Fairness in Credit Scoring: Assessment, Implementation and Profit Implications
This addresses fairness in credit scoring for financial institutions, offering practical implementation insights, though it is incremental as it builds on existing fair ML research.
The paper tackled the problem of applying fairness criteria in credit scoring by assessing statistical fairness measures, cataloging algorithmic options, and empirically comparing fairness processors with real-world data, finding that multiple fairness criteria can be satisfied simultaneously and fair in-processors balance profit and fairness effectively.
The rise of algorithmic decision-making has spawned much research on fair machine learning (ML). Financial institutions use ML for building risk scorecards that support a range of credit-related decisions. Yet, the literature on fair ML in credit scoring is scarce. The paper makes three contributions. First, we revisit statistical fairness criteria and examine their adequacy for credit scoring.
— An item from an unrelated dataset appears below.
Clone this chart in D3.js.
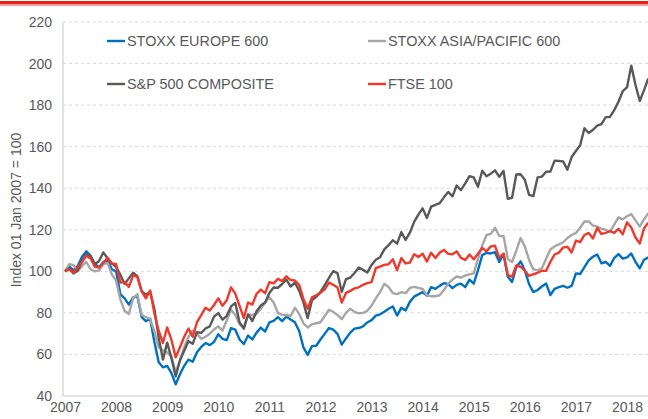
<!DOCTYPE html>
<html>
<head>
<meta charset="utf-8">
<script src="https://cdn.jsdelivr.net/npm/d3@7"></script>
<style>
  body { margin: 0; background: #fff; }
  text { font-family: "Liberation Sans", Arial, sans-serif; }
</style>
</head>
<body>
<div id="chart"></div>
<script>
// monthly index values, 01 Jan 2007 = 100 (one value per month, Jan 2007 .. Jun 2018)
const years = ["2007", "2008", "2009", "2010", "2011", "2012", "2013", "2014", "2015", "2016", "2017", "2018"];
const yTicks = [40, 60, 80, 100, 120, 140, 160, 180, 200, 220];
const seriesNames = ["STOXX EUROPE 600", "STOXX ASIA/PACIFIC 600", "S&P 500 COMPOSITE", "FTSE 100"];

const stoxxEurope = [
  100, 102.4, 100.5, 102.6, 107.0, 109.6, 107.5, 103.6, 102.0, 104.5, 105.4, 101.0,
  100.0, 89.0, 87.0, 84.0, 87.5, 88.0, 78.0, 76.0, 77.2, 66.0, 56.2, 53.8,
  54.5, 51.0, 45.6, 50.5, 54.5, 57.5, 56.5, 61.0, 63.6, 65.5, 64.5, 66.0,
  69.7, 67.5, 66.9, 72.7, 71.9, 67.2, 65.0, 69.1, 67.2, 70.5, 72.9, 71.0,
  75.4, 76.2, 78.0, 76.0, 78.2, 76.8, 75.5, 71.3, 63.4, 59.8, 64.0, 64.2,
  67.2, 69.9, 72.7, 71.9, 69.9, 64.7, 67.7, 70.5, 72.4, 72.7, 73.5, 75.4,
  76.5, 78.7, 79.3, 80.6, 82.0, 83.1, 78.7, 82.5, 81.2, 85.3, 87.8, 88.9,
  90.0, 88.3, 92.4, 91.6, 93.0, 94.3, 93.8, 91.9, 93.5, 94.1, 92.4, 96.0,
  94.1, 100.6, 107.8, 108.9, 108.6, 109.2, 104.5, 108.3, 97.4, 94.9, 102.0, 104.8,
  100.4, 93.8, 90.0, 91.0, 92.7, 94.1, 88.6, 91.6, 92.4, 93.0, 92.1, 93.0,
  99.0, 98.7, 102.0, 105.3, 107.0, 108.1, 103.9, 104.5, 102.6, 106.4, 108.3, 106.1,
  106.7, 108.6, 104.5, 101.5, 105.6, 106.7
];

const stoxxAsia = [
  100, 103.5, 103.0, 100.0, 102.5, 104.5, 101.0, 100.0, 100.5, 103.5, 104.0, 98.5,
  95.5, 86.5, 81.0, 79.5, 87.0, 89.0, 79.0, 78.0, 77.0, 71.0, 63.5, 62.0,
  61.0, 59.0, 51.5, 57.0, 63.5, 68.5, 71.5, 70.0, 67.5, 68.5, 70.0, 72.0,
  73.5, 71.5, 76.5, 81.5, 79.0, 74.5, 73.0, 79.0, 79.0, 79.5, 82.0, 85.0,
  87.5, 85.0, 80.0, 79.0, 79.0, 78.5, 82.5, 79.5, 75.0, 73.0, 74.5, 75.0,
  75.5, 78.5, 81.5, 80.5, 79.0, 77.0, 80.0, 82.0, 80.5, 79.8, 80.0, 81.0,
  83.5, 87.0, 90.0, 94.0, 92.5, 89.5, 89.0, 90.0, 89.5, 92.0, 92.5, 92.0,
  91.5, 88.5, 88.0, 88.0, 88.5, 91.0, 94.0, 96.0, 97.5, 97.0, 98.0, 98.5,
  99.0, 106.0, 112.5, 117.5, 118.0, 121.0, 117.0, 117.0, 106.0, 104.5, 110.0, 116.0,
  112.0, 105.5, 101.0, 100.5, 101.5, 106.0, 110.5, 112.0, 113.0, 114.0, 116.0, 117.5,
  118.5, 121.0, 124.0, 124.0, 122.0, 121.5, 120.5, 120.0, 119.0, 122.5, 126.0, 125.0,
  126.5, 127.5, 124.5, 121.5, 125.0, 128.0
];

const sp500 = [
  100, 101.4, 99.0, 100.4, 104.8, 108.3, 107.1, 103.4, 105.0, 109.1, 106.3, 103.8,
  102.0, 98.4, 93.9, 96.6, 99.3, 97.7, 90.5, 88.8, 90.0, 81.9, 68.1, 57.5,
  65.7, 58.2, 49.4, 57.2, 61.8, 66.4, 65.1, 70.7, 70.4, 72.5, 73.5, 78.2,
  79.9, 76.8, 78.6, 83.1, 84.8, 75.4, 72.4, 79.3, 76.1, 80.8, 83.6, 85.0,
  89.6, 92.2, 92.1, 93.9, 96.0, 92.7, 94.5, 90.7, 85.0, 77.5, 86.0, 87.7,
  90.0, 93.4, 96.9, 100.1, 99.1, 90.1, 96.2, 97.0, 99.2, 101.8, 100.7, 99.4,
  103.1, 105.6, 106.8, 110.6, 112.6, 115.0, 113.3, 118.9, 115.1, 118.6, 123.8, 127.3,
  130.3, 125.7, 131.1, 132.0, 132.8, 135.6, 138.2, 136.1, 141.3, 139.1, 142.3, 145.8,
  145.2, 140.7, 148.4, 145.8, 147.0, 148.6, 145.5, 148.3, 134.9, 135.4, 146.6, 146.7,
  144.1, 136.8, 136.2, 145.2, 145.6, 147.9, 148.0, 153.3, 153.1, 152.9, 148.9, 155.0,
  157.9, 160.7, 168.9, 166.6, 168.1, 170.1, 170.9, 174.2, 174.3, 177.6, 181.6, 186.7,
  188.5, 199.0, 189.7, 182.0, 187.2, 192.8
];

const ftse100 = [
  100, 101.0, 99.3, 102.0, 104.5, 107.5, 106.2, 102.2, 101.8, 104.0, 106.5, 103.8,
  103.6, 94.6, 94.8, 92.5, 98.0, 97.3, 90.4, 87.0, 90.8, 79.7, 71.4, 65.5,
  73.0, 67.0, 58.6, 63.5, 68.5, 72.5, 68.5, 75.5, 78.9, 82.5, 81.1, 83.8,
  87.0, 83.4, 86.1, 92.3, 89.3, 83.4, 77.5, 85.0, 84.0, 89.2, 91.2, 89.5,
  94.8, 94.2, 96.4, 95.3, 97.6, 95.8, 95.6, 93.5, 86.7, 82.0, 87.5, 88.5,
  89.6, 91.3, 94.6, 93.5, 92.2, 85.0, 89.6, 90.6, 91.8, 92.3, 93.5, 94.3,
  94.8, 101.5, 102.3, 103.1, 103.4, 105.8, 100.5, 106.4, 103.8, 104.2, 108.2, 106.9,
  108.5, 104.7, 109.0, 106.4, 109.0, 110.3, 108.4, 108.2, 109.6, 106.5, 105.5, 108.1,
  105.8, 108.5, 111.3, 109.6, 112.0, 112.3, 106.5, 108.5, 98.2, 97.4, 102.8, 102.2,
  100.3, 97.8, 98.6, 99.3, 100.3, 100.2, 104.6, 108.1, 109.0, 111.5, 111.8, 109.1,
  114.8, 114.1, 117.5, 118.5, 115.8, 120.9, 118.0, 118.5, 119.4, 118.5, 120.5, 117.8,
  123.6, 121.1, 116.3, 113.4, 120.7, 123.4
];

const seriesValues = [stoxxEurope, stoxxAsia, sp500, ftse100];
const seriesColors = ["#0070c0", "#a6a6a6", "#595959", "#ee3a2c"];

var chart_width = 648;
var chart_height = 419;
var plot_left = 63;
var plot_top = 22;
var plot_bottom = 396;

let svg = d3.select('#chart')
    .append('svg')
    .attr('width', chart_width)
    .attr('height', chart_height);

svg.append('rect')
    .attr('width', chart_width)
    .attr('height', chart_height)
    .attr('fill', '#fff');

// red rule across the top
svg.append('rect')
    .attr('x', 0).attr('y', 1)
    .attr('width', chart_width).attr('height', 3.5)
    .attr('fill', '#e3231b');
svg.append('rect')
    .attr('x', 0).attr('y', 4.5)
    .attr('width', chart_width).attr('height', 1.5)
    .attr('fill', '#f5a49e');

// x: month index, Jan 2007 = 0, Jan 2018 = 132
let x = d3.scaleLinear()
    .domain([0, 132])
    .range([65, 627]);

let y = d3.scaleLinear()
    .domain([40, 220])
    .range([plot_bottom, plot_top]);

// gridlines
svg.append('g')
    .selectAll('line')
    .data(yTicks.slice(1))
    .enter()
    .append('line')
    .attr('x1', plot_left)
    .attr('x2', chart_width)
    .attr('y1', d => y(d))
    .attr('y2', d => y(d))
    .attr('stroke', '#d9d9d9')
    .attr('stroke-width', 1)
    .attr('stroke-dasharray', '3,3');

// axis lines
svg.append('line')
    .attr('x1', plot_left).attr('x2', plot_left)
    .attr('y1', plot_top).attr('y2', plot_bottom)
    .attr('stroke', '#d9d9d9')
    .attr('stroke-width', 1.5);
svg.append('line')
    .attr('x1', plot_left).attr('x2', chart_width)
    .attr('y1', plot_bottom).attr('y2', plot_bottom)
    .attr('stroke', '#d9d9d9')
    .attr('stroke-width', 1.5);

// y axis labels
let yAxis = svg.append('g')
    .attr('transform', 'translate(52,0)')
    .call(d3.axisLeft(y).tickValues(yTicks).tickSize(0).tickPadding(0));
yAxis.select('.domain').remove();
yAxis.selectAll('text')
    .attr('fill', '#595959')
    .attr('font-size', 14)
    .attr('font-family', '"Liberation Sans", Arial, sans-serif');

// x axis labels (years at each January)
let xAxis = svg.append('g')
    .attr('transform', 'translate(0,' + (plot_bottom + 6) + ')')
    .call(d3.axisBottom(x)
        .tickValues(years.map((d, i) => i * 12))
        .tickFormat((d, i) => years[i])
        .tickSize(0)
        .tickPadding(0));
xAxis.select('.domain').remove();
xAxis.selectAll('text')
    .attr('fill', '#595959')
    .attr('font-size', 14)
    .attr('font-family', '"Liberation Sans", Arial, sans-serif');

// y axis title
svg.append('text')
    .text('Index 01 Jan 2007 = 100')
    .attr('transform', 'translate(21,' + 210 + ') rotate(-90)')
    .attr('text-anchor', 'middle')
    .attr('fill', '#595959')
    .attr('font-size', 14);

// lines
let line = d3.line()
    .x((d, i) => x(i))
    .y(d => y(d));

svg.append('g')
    .selectAll('path')
    .data(seriesValues)
    .enter()
    .append('path')
    .attr('d', d => line(d))
    .attr('fill', 'none')
    .attr('stroke', (d, i) => seriesColors[i])
    .attr('stroke-width', 2.4)
    .attr('stroke-linejoin', 'round');

// legend
let legendPos = [[107, 41], [368, 41], [107, 84], [368, 84]];
let legend = svg.append('g')
    .selectAll('g')
    .data(seriesNames)
    .enter()
    .append('g')
    .attr('transform', (d, i) => 'translate(' + legendPos[i][0] + ',' + legendPos[i][1] + ')');

legend.append('line')
    .attr('x1', 0).attr('x2', 18)
    .attr('y1', 0).attr('y2', 0)
    .attr('stroke', (d, i) => seriesColors[i])
    .attr('stroke-width', 2.4);

legend.append('text')
    .text(d => d)
    .attr('x', 20)
    .attr('y', 5)
    .attr('fill', '#595959')
    .attr('font-size', 14.4);
</script>
</body>
</html>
Second, we catalog algorithmic options for incorporating fairness goals in the ML model development pipeline. Last, we empirically compare different fairness processors in a profit-oriented credit scoring context using real-world data. The empirical results substantiate the evaluation of fairness measures, identify suitable options to implement fair credit scoring, and clarify the profit-fairness trade-off in lending decisions. We find that multiple fairness criteria can be approximately satisfied at once and recommend separation as a proper criterion for measuring the fairness of a scorecard. We also find fair in-processors to deliver a good balance between profit and fairness and show that algorithmic discrimination can be reduced to a reasonable level at a relatively low cost. The codes corresponding to the paper are available on GitHub.